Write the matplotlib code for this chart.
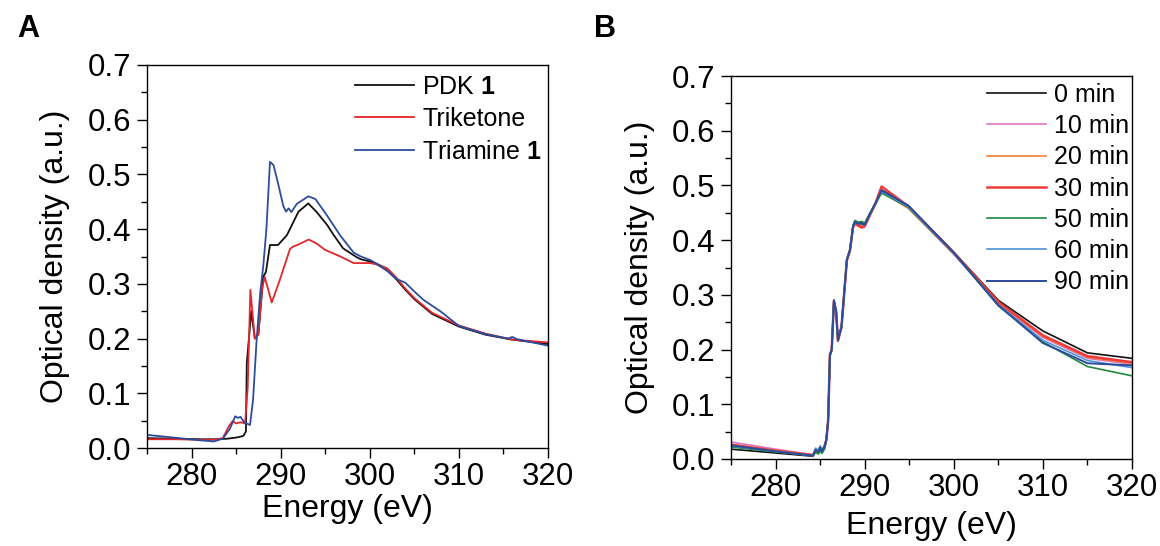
import matplotlib
matplotlib.use("Agg")
import matplotlib.pyplot as plt
from matplotlib.ticker import MultipleLocator

plt.rcParams['font.family'] = ['Liberation Sans', 'DejaVu Sans']
plt.rcParams['mathtext.fontset'] = 'custom'
plt.rcParams['mathtext.rm'] = 'Liberation Sans'
plt.rcParams['mathtext.bf'] = 'Liberation Sans:bold'

# ---------------- Panel A data ----------------
energy_pdk = [275, 278, 281, 283, 284, 285, 285.8, 286.1, 286.2, 286.7, 287.1, 287.5, 288.05,
              288.35, 288.8, 289.7, 290.7, 292.0, 293.1, 294.0, 295.2, 296.0, 297.0, 298.5,
              299.0, 300.0, 301.0, 302.0, 303.0, 304.0, 305.0, 307.0, 310.0, 313.0, 316.0, 320.0]
od_pdk = [0.018, 0.017, 0.016, 0.016, 0.017, 0.019, 0.022, 0.030, 0.155, 0.250, 0.200, 0.209, 0.313,
          0.322, 0.371, 0.371, 0.389, 0.432, 0.447, 0.432, 0.408, 0.388, 0.365, 0.349,
          0.345, 0.341, 0.334, 0.324, 0.308, 0.289, 0.272, 0.245, 0.222, 0.207, 0.198, 0.190]

energy_trik = [275, 278, 281, 282.5, 283.5, 284.2, 284.6, 285.0, 285.5, 286.0, 286.3, 286.6, 287.1,
               287.5, 287.9, 288.2, 289.0, 289.9, 291.05, 291.4, 292.0, 293.15, 294.0, 295.0,
               296.7, 298.2, 299.0, 300.0, 301.0, 302.0, 303.0, 304.0, 305.0, 307.0, 310.0,
               313.0, 316.0, 320.0]
od_trik = [0.016, 0.016, 0.015, 0.015, 0.018, 0.040, 0.049, 0.045, 0.047, 0.045, 0.110, 0.289, 0.200,
           0.207, 0.289, 0.313, 0.266, 0.307, 0.364, 0.368, 0.372, 0.381, 0.374, 0.362,
           0.350, 0.338, 0.338, 0.338, 0.335, 0.328, 0.311, 0.291, 0.274, 0.247, 0.224,
           0.209, 0.198, 0.193]

energy_tria = [275, 278, 281, 282.5, 283.5, 284.3, 284.9, 285.2, 285.5, 285.9, 286.56, 286.9, 287.3,
               287.7, 288.05, 288.4, 288.8, 289.2, 289.7, 290.3, 290.6, 290.9, 291.2, 291.8,
               293.1, 293.9, 295.2, 296.7, 298.2, 299.0, 300.0, 301.0, 302.0, 303.0, 304.0,
               305.0, 306.0, 308.0, 310.0, 313.0, 315.5, 316.0, 316.5, 320.0]
od_tria = [0.024, 0.019, 0.014, 0.012, 0.017, 0.035, 0.058, 0.055, 0.057, 0.047, 0.042, 0.088, 0.197,
           0.283, 0.333, 0.400, 0.523, 0.517, 0.484, 0.442, 0.432, 0.438, 0.431, 0.446,
           0.460, 0.455, 0.425, 0.388, 0.357, 0.350, 0.344, 0.335, 0.323, 0.309, 0.302,
           0.286, 0.271, 0.249, 0.223, 0.208, 0.200, 0.203, 0.199, 0.187]

labels_a = ["PDK $\\mathbf{1}$", "Triketone", "Triamine $\\mathbf{1}$"]
colors_a = ["#111111", "#E3262B", "#2D4C9C"]

# ---------------- Panel B data ----------------
energy_b = [275, 280, 284.2, 284.5, 284.8, 285.0, 285.2, 285.5, 285.7, 285.9, 286.1, 286.3, 286.55,
            286.8, 287.0, 287.4, 287.7, 288.0, 288.35, 288.7, 288.9, 289.3, 289.7, 290.0, 290.6,
            291.2, 291.9, 294.9, 300, 305, 310, 315, 320]

od_0min = [0.018, 0.011, 0.005, 0.016, 0.012, 0.020, 0.013, 0.022, 0.035, 0.070, 0.190, 0.200, 0.290,
           0.270, 0.217, 0.242, 0.303, 0.364, 0.382, 0.425, 0.434, 0.431, 0.432, 0.428, 0.449,
           0.467, 0.492, 0.463, 0.378, 0.290, 0.234, 0.194, 0.184]
od_10min = [0.031, 0.018, 0.008, 0.018, 0.014, 0.022, 0.015, 0.024, 0.036, 0.072, 0.188, 0.198, 0.288,
            0.268, 0.216, 0.240, 0.301, 0.362, 0.380, 0.423, 0.430, 0.426, 0.425, 0.426, 0.446,
            0.465, 0.491, 0.459, 0.374, 0.284, 0.222, 0.184, 0.173]
od_20min = [0.027, 0.016, 0.007, 0.017, 0.013, 0.021, 0.014, 0.023, 0.036, 0.071, 0.192, 0.199, 0.289,
            0.269, 0.217, 0.241, 0.302, 0.363, 0.381, 0.424, 0.432, 0.428, 0.427, 0.427, 0.447,
            0.465, 0.488, 0.458, 0.375, 0.285, 0.224, 0.186, 0.175]
od_30min = [0.026, 0.015, 0.007, 0.017, 0.012, 0.021, 0.014, 0.023, 0.035, 0.071, 0.191, 0.199, 0.289,
            0.269, 0.216, 0.241, 0.302, 0.363, 0.381, 0.424, 0.431, 0.426, 0.423, 0.425, 0.446,
            0.467, 0.498, 0.462, 0.377, 0.287, 0.226, 0.188, 0.177]
od_50min = [0.022, 0.013, 0.006, 0.012, 0.009, 0.015, 0.010, 0.018, 0.034, 0.069, 0.189, 0.199, 0.289,
            0.269, 0.217, 0.242, 0.303, 0.365, 0.383, 0.427, 0.436, 0.433, 0.434, 0.431, 0.450,
            0.466, 0.486, 0.460, 0.376, 0.280, 0.214, 0.169, 0.152]
od_60min = [0.024, 0.014, 0.006, 0.020, 0.015, 0.024, 0.016, 0.025, 0.036, 0.070, 0.190, 0.200, 0.290,
            0.270, 0.217, 0.242, 0.303, 0.364, 0.382, 0.425, 0.433, 0.430, 0.430, 0.428, 0.448,
            0.466, 0.489, 0.461, 0.376, 0.282, 0.217, 0.180, 0.167]
od_90min = [0.025, 0.014, 0.006, 0.017, 0.013, 0.021, 0.014, 0.023, 0.035, 0.070, 0.190, 0.200, 0.290,
            0.270, 0.217, 0.242, 0.303, 0.364, 0.382, 0.425, 0.433, 0.430, 0.430, 0.428, 0.448,
            0.467, 0.491, 0.463, 0.377, 0.281, 0.212, 0.175, 0.171]

labels_b = ["0 min", "10 min", "20 min", "30 min", "50 min", "60 min", "90 min"]
colors_b = ["#111111", "#DE74C4", "#EE7F33", "#EE3A3A", "#1F8A3E", "#4F93D8", "#2B4B9B"]
widths_b = [1.2, 1.2, 1.2, 1.8, 1.2, 1.2, 1.4]

# ---------------- Figure ----------------
W, H = 1160, 546
fig = plt.figure(figsize=(W / 100, H / 100), dpi=100)

def px_axes(left, top, right, bottom):
    return fig.add_axes([left / W, 1 - bottom / H, (right - left) / W, (bottom - top) / H])

axA = px_axes(147, 65, 548, 448)
axB = px_axes(731, 76, 1132, 459)

tick_fs = 22.5
label_fs = 23
legend_fs = 18

def style(ax, xlab_y, ylab_x):
    ax.set_xlim(275, 320)
    ax.set_ylim(0, 0.7)
    ax.xaxis.set_major_locator(MultipleLocator(10))
    ax.xaxis.set_minor_locator(MultipleLocator(5))
    ax.yaxis.set_major_locator(MultipleLocator(0.1))
    ax.yaxis.set_minor_locator(MultipleLocator(0.05))
    ax.set_xticks([280, 290, 300, 310, 320])
    ax.tick_params(which='major', direction='out', length=7, width=1.0, labelsize=tick_fs, pad=4)
    ax.tick_params(axis='x', which='major', pad=3)
    ax.tick_params(which='minor', direction='out', length=4, width=1.0)
    ax.yaxis.set_major_formatter(plt.FuncFormatter(lambda v, p: f"{v:.1f}"))
    for s in ax.spines.values():
        s.set_linewidth(1.0)
    ax.set_xlabel("Energy (eV)", fontsize=label_fs)
    ax.set_ylabel("Optical density (a.u.)", fontsize=label_fs)
    ax.xaxis.set_label_coords(0.5, xlab_y)
    ax.xaxis.label.set_verticalalignment('center')
    ax.yaxis.set_label_coords(ylab_x, 0.5)
    ax.yaxis.label.set_verticalalignment('center')

# Panel A
for e, v, lab, c in zip([energy_pdk, energy_trik, energy_tria], [od_pdk, od_trik, od_tria], labels_a, colors_a):
    axA.plot(e, v, color=c, lw=1.3, label=lab)
style(axA, -0.158, -0.229)
axA.legend(loc='upper left', bbox_to_anchor=(0.519, 0.975), frameon=False, fontsize=legend_fs,
           handlelength=2.35, handletextpad=0.33, labelspacing=0.34, borderpad=0, borderaxespad=0)

# Panel B
series_b = [od_0min, od_10min, od_20min, od_30min, od_50min, od_60min, od_90min]
for v, lab, c, w in zip(series_b, labels_b, colors_b, widths_b):
    axB.plot(energy_b, v, color=c, lw=w, label=lab)
style(axB, -0.175, -0.227)
axB.legend(loc='upper left', bbox_to_anchor=(0.638, 0.982), frameon=False, fontsize=legend_fs,
           handlelength=2.35, handletextpad=0.33, labelspacing=0.29, borderpad=0, borderaxespad=0)

fig.text(28 / W, 1 - 29 / H, "A", fontsize=22, fontweight='bold', ha='center', va='center')
fig.text(605 / W, 1 - 29 / H, "B", fontsize=22, fontweight='bold', ha='center', va='center')

fig.savefig("out.png", dpi=100)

_ _ _

Task statement: Leave the pictures out and reproduce exactly the lines from the top of the listing above through the line with "plt.rcParams['mathtext.bf'] = 'Liberation".

Expected answer:
Write the matplotlib code for this chart.
import matplotlib
matplotlib.use("Agg")
import matplotlib.pyplot as plt
from matplotlib.ticker import MultipleLocator

plt.rcParams['font.family'] = ['Liberation Sans', 'DejaVu Sans']
plt.rcParams['mathtext.fontset'] = 'custom'
plt.rcParams['mathtext.rm'] = 'Liberation Sans'
plt.rcParams['mathtext.bf'] = 'Liberation Sans:bold'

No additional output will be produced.